Chapter 15 – Goodbye Yellow Brick Road
Unlike earlier generations, today’s workforce is completely unwilling to play by the old organizational rules. They are jumping ship in droves and many of them are deciding that their future lies beyond the constraints imposed by OZ organizations. They are opting for entrepreneurial pursuits which allow them to offer their skills to the highest bidder with the most appealing environment. Most OZ organizationsare not prepared for this new mindset.
Chapter 16 – Realities and Rewards
This chapter points out how well intentioned organizations with OZ leaders at the helm often miss the mark in trying to reward and inspire exemplary performance and actually de-motivate in the process. This can result in managers spending an inordinate amount of time trying to get the best from their people. According to research cited by the authors, workplace studies suggest that the average manager spends almost eighty percent of his/her time trying to keep employees directed and productive. This leaves them too little time for other important tasks, which produces frustration and stress. As stress rises, productivity drops such that the effectiveness of both leaders and their people suffers. The authors suggest better ways to reward employees to keep energy, motivation and effectiveness high.
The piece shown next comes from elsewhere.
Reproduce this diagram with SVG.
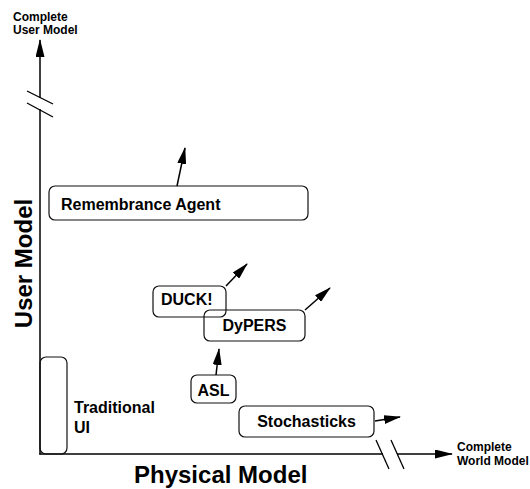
<svg xmlns="http://www.w3.org/2000/svg" width="530" height="489" viewBox="0 0 530 489">
<style>
  text { font-family: "Liberation Sans", Arial, sans-serif; font-weight: bold; fill: #000; }
  .lbl { font-size: 16px; }
  .small { font-size: 12px; }
  .big { font-size: 24px; }
  .box { fill: none; stroke: #111; stroke-width: 1.2; }
  .axis { stroke: #000; stroke-width: 1.5; fill: none; }
  .arr { stroke: #000; stroke-width: 1.5; fill: none; marker-end: url(#head); }
  .brk { stroke: #000; stroke-width: 1.3; }
</style>
<defs>
  <marker id="head" viewBox="0 0 17 9" refX="16" refY="4.5" markerWidth="17" markerHeight="9" markerUnits="userSpaceOnUse" orient="auto">
    <path d="M0,0 L17,4.5 L0,9 z" fill="#000"/>
  </marker>
  <marker id="axhead" viewBox="0 0 18 9" refX="17" refY="4.5" markerWidth="18" markerHeight="9" markerUnits="userSpaceOnUse" orient="auto">
    <path d="M0,0 L18,4.5 L0,9 z" fill="#000"/>
  </marker>
</defs>

<g id="axes">
  <line class="axis" x1="40" y1="98" x2="40" y2="40" marker-end="url(#axhead)"/>
  <line class="axis" x1="40" y1="109" x2="40" y2="454.5"/>
  <line class="brk" x1="27" y1="91" x2="53" y2="104"/>
  <line class="brk" x1="27" y1="103" x2="53" y2="117"/>
  <line class="axis" x1="39.3" y1="454" x2="383" y2="454"/>
  <line class="axis" x1="397" y1="454" x2="452" y2="454" marker-end="url(#axhead)"/>
  <line class="brk" x1="376" y1="440" x2="389" y2="469"/>
  <line class="brk" x1="391" y1="440" x2="404" y2="469"/>
  <text class="small" x="13" y="21">Complete</text>
  <text class="small" x="13" y="34">User Model</text>
  <text class="small" x="457" y="451">Complete</text>
  <text class="small" x="457" y="465">World Model</text>
  <text class="big" x="134" y="483">Physical Model</text>
  <text class="big" transform="translate(32,263.5) rotate(-90)" text-anchor="middle">User Model</text>
</g>

<g id="remembrance">
  <rect class="box" x="49" y="186" width="259" height="34" rx="6"/>
  <text class="lbl" x="61" y="210">Remembrance Agent</text>
</g>
<g id="duck">
  <rect class="box" x="153" y="286" width="73" height="31" rx="6"/>
  <text class="lbl" x="161" y="305">DUCK!</text>
</g>
<g id="dypers">
  <rect class="box" x="204" y="310" width="101" height="31" rx="6"/>
  <text class="lbl" x="254.5" y="331" text-anchor="middle">DyPERS</text>
</g>
<g id="asl">
  <rect class="box" x="191" y="375" width="45" height="28" rx="6"/>
  <text class="lbl" x="213.5" y="396" text-anchor="middle">ASL</text>
</g>
<g id="stochasticks">
  <rect class="box" x="239" y="406" width="135" height="31" rx="6"/>
  <text class="lbl" x="306.5" y="427" text-anchor="middle">Stochasticks</text>
</g>
<g id="traditional">
  <rect class="box" x="40" y="357" width="27" height="97" rx="6"/>
  <text class="lbl" x="74" y="413">Traditional</text>
  <text class="lbl" x="74" y="433">UI</text>
</g>

<g id="connectors">
  <line class="arr" x1="177" y1="186" x2="185" y2="148"/>
  <line class="arr" x1="226" y1="286" x2="247" y2="264"/>
  <line class="arr" x1="305" y1="310" x2="330" y2="288"/>
  <line class="arr" x1="216" y1="375" x2="219" y2="349"/>
  <line class="arr" x1="375" y1="421" x2="400" y2="417"/>
</g>
</svg>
Chapter 17 – OZ Never Did Give Nothing to the Tin Man
In this chapter the authors point out that we can never give people attributes that lead to greater effectiveness. We can only bring out and help them develop what they already have. The chapter begins with a refrain from the song Tin Man, by America, which observes that “OZ never did give nothing to the Tin Man that he didn’t . . . already have” and builds on that important truth. “The only thing the Wizard ever gave,” the authors explain, “and all any leader can give, is greater awareness of innate traits and abilities, the kind of encouragement that leads to confidence, and the right conditions for optimal performance and growth.”
Chapter 18 – There’s No Place Like Home
This chapter provides the picture the new workforce has painted of a workplace they would be willing to call home. Almost universally people describe the right fit as a company that values employees, not just for what they can do for the company’s bottom line, but as human beings with wants and needs and feelings. They want a company with a heart as well as a brain, and leaders they can trust. The authors provide a blueprint for creating a culture where the best and brightest will want to stay.
Chapter 19 – The Visionary Leader
Based on a extensive research done by Dr. Buffington and her research team to discover the specific competencies and natural traits of the highly effective leaders which author and researcher, Jim Collins, referred to as Level 5 Leaders, this chapter provides an in-depth look at what Level 5 or Visionary Leaders are made of and gives a clear blueprint for leadership greatness which any company can use to discover and develop Level 5 or, what the authors refer to as Visionary Leaders.
Chapter 20 – Transforming Oz
This chapter provides many strategies organizations can use, beginning right now, to start transforming their organization and preparing for success in the emerging world. It examines the myths often repeated about the new generations and offers practical advice for getting stellar performance from these generations now and for years to come.
Chapter 21 – Homecoming
Based on fifteen years of generational research, this chapter explains that Generation X and Millennials are not changing jobs every few years (or months) because they are fickle. They are changing jobs in a relentless search for a place to call home. Provide that, the authors suggest, and you will have all the bright, dedicated employees you will ever need to thrive.